Crane looked in at the child.

Brucie was adorable, but it wasn’t hard to see why Mary Beth had been disturbed about the boy.

He didn’t have any hands.

Chapter Five

The street light on her block was out, but there were lights on in the downstairs of the big white two-story house. It was a gothic-looking structure with no porch and paint just beginning to peel. There were trees on either side of the place and the overall effect was rather gloomy. He knocked on the door.

He put his hands in his pockets and waited. It was a cool evening; perhaps he should’ve stopped back at the motel for his jacket. There was no sound except the crickets. No sound from within the house, either. He knocked again.

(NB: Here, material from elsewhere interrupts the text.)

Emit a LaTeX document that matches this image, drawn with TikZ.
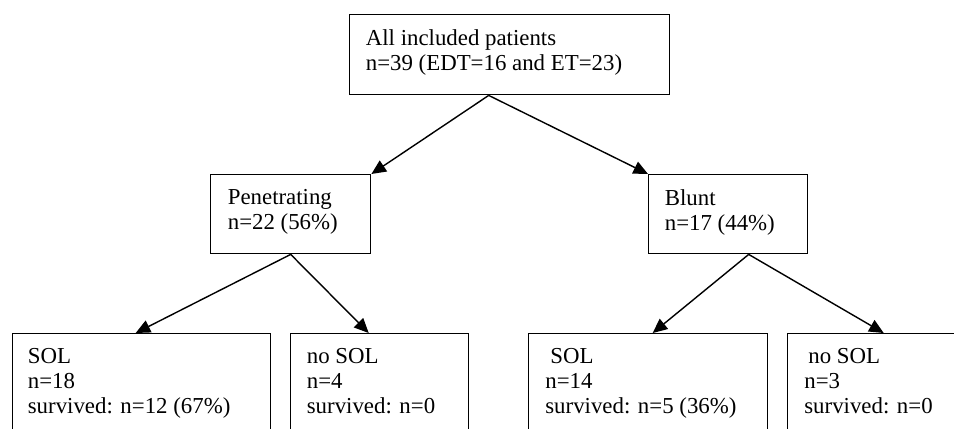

Finally a muffled voice behind the door, Boone’s voice, said, “Who is it?”

And he felt another wave of embarrassment, like he had outside the church, after the funeral, and he couldn’t bring himself to say anything. He turned to go.

He heard the door open behind him. Then: “Oh. It’s you.”

He turned and she was still in the plaid shirt and jeans, her blonde hair pinned back, pulled away from her face, and it was a good strong face with hard cheekbones but very pretty. Her expression, though, was cold, condescending, and it pissed him off.

His face felt tight as he said, “What did you mean?”

“What?”

“What did you mean by saying Mary Beth didn’t kill herself?”